Империя ГРУ. Книга 1 (Колпакиди, Прохоров) - страница 328

Однако все эти связи и знакомства, особенно за последние 3–4 года, почти не имели какого-либо разведывательного значения и в основном были полезны лишь для укрепления легализации.

По словам «Рамзая», до 1938 года он еще частично использовал связи с германскими инженерами и бизнесменами для добывания некоторых информаций об общеэкономической обстановке и германо-японском военно-экономическом сотрудничестве.

В числе такого рода источников он называет, в частности, германского инженера Мюллера — представителя германской машиностроительной компании, главу германского химического концерна Кальбауна, инженера Хаага — представителя германской авиапромышленной компании «Хейнкель» и др.

По мере укрепления положения «Рамзая» в германском посольстве, значение этих связей все более снижалось и к началу 1939 года оно полностью утратило какую-либо ценность, поскольку «Рамзай» получил возможность основывать свою разведывательную деятельность целиком на материалах, добываемых в посольстве (Шанхайский заговор.[378] С. 215).

До 1938 года «Рамзай» как корреспондент голландской газеты «Амстердам Гандельсблатт» поддерживал связь также с голландскими дипломатическими и деловыми кругами, откуда черпал некоторые сведения относительно активизации японской политики в Голландский Восточной Индии и о голландско-британских, а позднее — голландско-американских совместных усилиях по пресечению японской экономической экспансии в Голландской Индии.

Связь с голландцами прервалась в 1938 году, когда политика Германии в Европе привела к напряженности в отношениях между Голландией и Германией.

«Рамзай» занимал довольно солидное положение среди местных германских журналистов, с которыми поддерживал тесные профессиональные связи. Свои взаимоотношения с ними он характеризовал так:

«Мои профессиональные связи с другими германскими журналистами в Японии были, естественно, очень тесными. Я часто встречался с Вайзе и Коров из Германского информационного агентства, Шурцом — из „Дойче Альгмейне Цейтунг“, Магнусом — из Германского экономического агентства и Цермейером — из „Трансоцеан Пресс“. Ни один из них не подозревал о моем истинном положении и деятельности.
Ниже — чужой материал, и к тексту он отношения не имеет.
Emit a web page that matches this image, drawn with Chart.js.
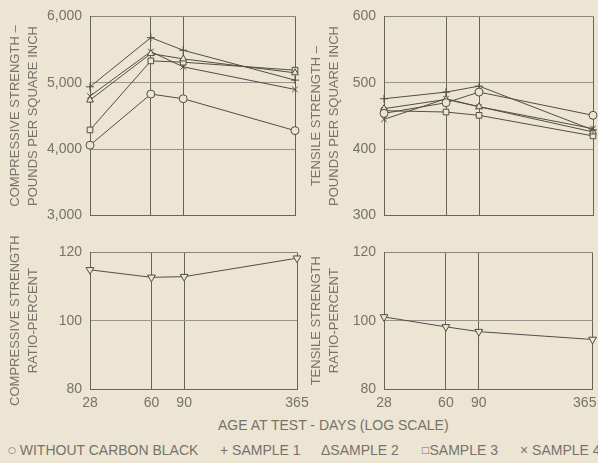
<!DOCTYPE html>
<html lang="en">
	<head>
		<meta charset="UTF-8" />
		<title>Compressive and Tensile Strength vs Age</title>
		<script src="https://cdn.jsdelivr.net/npm/chart.js"></script>
		<style>
			html,
			body {
				margin: 0;
				padding: 0;
				background: #ece5d3;
			}
			#wrap {
				position: relative;
				width: 598px;
				height: 463px;
				overflow: hidden;
				background: #ece5d3;
				font-family: "Liberation Sans", Arial, sans-serif;
				color: #77726a;
			}
			.box {
				position: absolute;
			}
			.txt {
				position: absolute;
				white-space: pre;
				font-size: 14px;
				line-height: 16px;
			}
			.sym {
				font-family: "DejaVu Sans", sans-serif;
				font-size: 9px;
				position: relative;
				top: -2px;
			}
		</style>
	</head>
	<body>
		<div id="wrap">
			<div class="box" style="left: 0; top: 0; width: 300px; height: 232px">
				<canvas id="compChart"></canvas>
			</div>
			<div class="box" style="left: 298px; top: 0; width: 300px; height: 232px">
				<canvas id="tensChart"></canvas>
			</div>
			<div class="box" style="left: 0; top: 236px; width: 320px; height: 180px">
				<canvas id="compRatioChart"></canvas>
			</div>
			<div class="box" style="left: 298px; top: 236px; width: 320px; height: 180px">
				<canvas id="tensRatioChart"></canvas>
			</div>

			<!-- axis title and legend -->
			<div class="txt" style="left: 218px; top: 417px">AGE AT TEST - DAYS (LOG SCALE)</div>
			<div class="txt" style="left: 8px; top: 442px"><span class="sym">○</span> WITHOUT CARBON BLACK</div>
			<div class="txt" style="left: 220px; top: 442px">+ SAMPLE 1</div>
			<div class="txt" style="left: 321px; top: 442px">ΔSAMPLE 2</div>
			<div class="txt" style="left: 421px; top: 442px"><span class="sym">□</span>SAMPLE 3</div>
			<div class="txt" style="left: 520px; top: 442px">× SAMPLE 4</div>
		</div>

		<script>
			// ages in days (log scale)
			const ages = [28, 60, 90, 365];

			const seriesNames = [
				"WITHOUT CARBON BLACK",
				"SAMPLE 1",
				"SAMPLE 2",
				"SAMPLE 3",
				"SAMPLE 4",
			];
			const seriesMarkers = ["circle", "cross", "triangle", "rect", "crossRot"];

			// compressive strength, psi
			const compWithout = [4060, 4830, 4760, 4280];
			const compSample1 = [4940, 5680, 5490, 5040];
			const compSample2 = [4740, 5440, 5360, 5150];
			const compSample3 = [4290, 5330, 5310, 5190];
			const compSample4 = [4800, 5470, 5240, 4900];

			// tensile strength, psi
			const tensWithout = [454, 470, 486, 451];
			const tensSample1 = [476, 486, 495, 429];
			const tensSample2 = [461, 475, 464, 426];
			const tensSample3 = [458, 456, 451, 420];
			const tensSample4 = [445, 476, 464, 431];

			// ratios, percent
			const compRatio = [114.9, 112.7, 112.9, 118.3];
			const tensRatio = [101.1, 98.2, 96.8, 94.5];

			const compTicks = [3000, 4000, 5000, 6000];
			const tensTicks = [300, 400, 500, 600];
			const ratioTicks = [80, 100, 120];

			const bg = "#ece5d3";
			const ink = "#524d46";
			const textColor = "#77726a";

			Chart.defaults.font.family = "'Liberation Sans', Arial, sans-serif";
			Chart.defaults.color = textColor;

			function toPoints(values) {
				return ages.map((a, i) => ({ x: a, y: values[i] }));
			}

			function makeDatasets(seriesList) {
				return seriesList.map((values, i) => ({
					label: seriesNames[i],
					data: toPoints(values),
					borderColor: ink,
					borderWidth: 1,
					pointStyle: seriesMarkers[i],
					pointRadius: 4,
					pointBorderColor: ink,
					pointBackgroundColor: bg,
					pointBorderWidth: 1,
					clip: false,
					tension: 0,
				}));
			}

			// opts: yTicks, yWidth, titleLines, titlePad, showX, padding, lastLabel
			function makeChart(id, datasets, opts) {
				const yMin = opts.yTicks[0];
				const yMax = opts.yTicks[opts.yTicks.length - 1];
				return new Chart(document.getElementById(id), {
					type: "line",
					data: { datasets: datasets },
					options: {
						responsive: true,
						maintainAspectRatio: false,
						animation: false,
						layout: { padding: opts.padding },
						plugins: {
							legend: { display: false },
							tooltip: { enabled: false },
						},
						scales: {
							x: {
								type: "logarithmic",
								min: ages[0],
								max: ages[ages.length - 1],
								afterBuildTicks: (axis) => {
									axis.ticks = ages.map((v) => ({ value: v }));
								},
								afterFit: (axis) => {
									axis.height = opts.showX ? 27 : 0;
								},
								grid: {
									drawTicks: false,
									color: "#67625a",
									lineWidth: 1,
								},
								border: { color: "#67625a", width: 1 },
								ticks: {
									display: opts.showX,
									padding: 6,
									font: { size: 14 },
									color: textColor,
									maxRotation: 0,
									autoSkip: false,
									callback: (v) =>
										v === 365 && opts.lastLabel ? opts.lastLabel : String(v),
								},
							},
							y: {
								min: yMin,
								max: yMax,
								afterBuildTicks: (axis) => {
									axis.ticks = opts.yTicks.map((v) => ({ value: v }));
								},
								afterFit: (axis) => {
									axis.width = opts.yWidth;
								},
								grid: {
									drawTicks: false,
									color: (ctx) =>
										ctx.tick && ctx.tick.value === yMax ? "#8a857c" : "#98928a",
									lineWidth: 1,
								},
								border: { color: "#67625a", width: 1 },
								ticks: {
									padding: 8,
									font: { size: 14 },
									color: textColor,
									callback: (v) => v.toLocaleString("en-US"),
								},
								title: {
									display: true,
									text: opts.titleLines,
									font: { size: 13, lineHeight: 1.4 },
									color: textColor,
									padding: { top: opts.titlePad, bottom: 0 },
								},
							},
						},
					},
				});
			}

			makeChart(
				"compChart",
				makeDatasets([compWithout, compSample1, compSample2, compSample3, compSample4]),
				{
					yTicks: compTicks,
					yWidth: 90,
					titleLines: ["COMPRESSIVE STRENGTH –", "POUNDS PER SQUARE INCH"],
					titlePad: 6,
					showX: false,
					padding: { left: 0, right: 3, top: 14, bottom: 11 },
				}
			);

			makeChart(
				"tensChart",
				makeDatasets([tensWithout, tensSample1, tensSample2, tensSample3, tensSample4]),
				{
					yTicks: tensTicks,
					yWidth: 86,
					titleLines: ["TENSILE STRENGTH –", "POUNDS PER SQUARE INCH"],
					titlePad: 9,
					showX: false,
					padding: { left: 0, right: 4, top: 14, bottom: 11 },
				}
			);

			const ratioStyle = (values, label) => [
				{
					label: label,
					data: toPoints(values),
					borderColor: ink,
					borderWidth: 1,
					pointStyle: "triangle",
					rotation: 180,
					pointRadius: 4.5,
					pointBorderColor: ink,
					pointBackgroundColor: bg,
					pointBorderWidth: 1,
					clip: false,
				},
			];

			makeChart("compRatioChart", ratioStyle(compRatio, "COMPRESSIVE STRENGTH RATIO"), {
				yTicks: ratioTicks,
				yWidth: 90,
				titleLines: ["COMPRESSIVE STRENGTH", "RATIO-PERCENT"],
				titlePad: 6,
				showX: true,
				padding: { left: 0, right: 23, top: 15, bottom: 0 },
			});

			makeChart("tensRatioChart", ratioStyle(tensRatio, "TENSILE STRENGTH RATIO"), {
				yTicks: ratioTicks,
				yWidth: 86,
				titleLines: ["TENSILE STRENGTH", "RATIO-PERCENT"],
				titlePad: 9,
				showX: true,
				padding: { left: 0, right: 24, top: 15, bottom: 0 },
				lastLabel: "365    ",
			});
		</script>
	</body>
</html>
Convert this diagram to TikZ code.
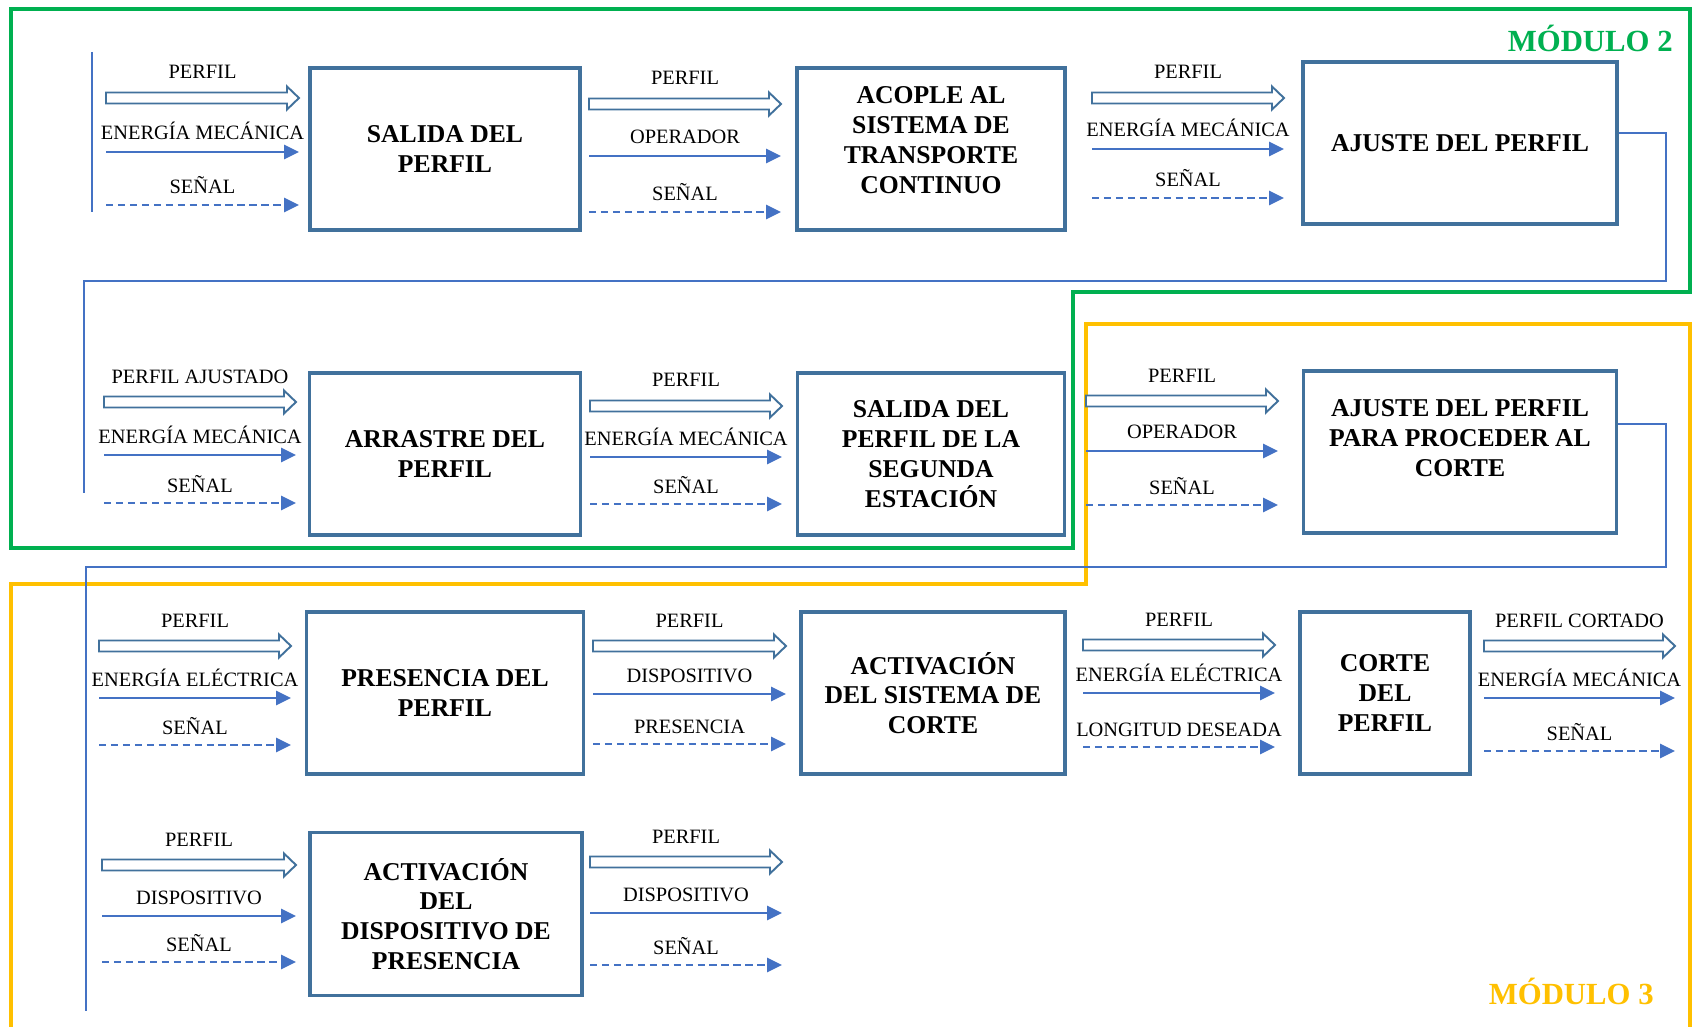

Конечно мы, как газетные работники, обменивались мнениями о разного рода случаях и политических событиях, обсуждали различные проблемы и, по журналистской привычке, высмеивали разных политиков. Я считался хорошо информированным среди других корреспондентов, которые не давали мне каких-либо новых сведений, заслуживающих внимания. Это до некоторой степени было причиной их желания получать сведения от меня. Но я должен подчеркнуть, что никогда не передавал никаким другим журналистам информаций, полученных от моих японских сотрудников, или секретные сведения, добытые мною в германском посольстве. В этом отношении я был очень строг и точен. Другие журналисты уважали меня не только как известного германского журналиста, но и как отзывчивого друга, готового помочь в случае необходимости. Например, когда Вайзе уезжал в отпуск, я оставался за него в Германском информационном агентстве. Также если случалось что-либо, заслуживающее телеграфного донесения, о чем другим узнать не удалось, то я их информировал. Мы не только встречались в служебном помещении, но и обедали вместе и бывали друг у друга дома. В свою очередь, когда они знали, что я не хочу идти куда-либо, например, в „Домэй“ или информационное бюро японского правительства, то они делали это за меня.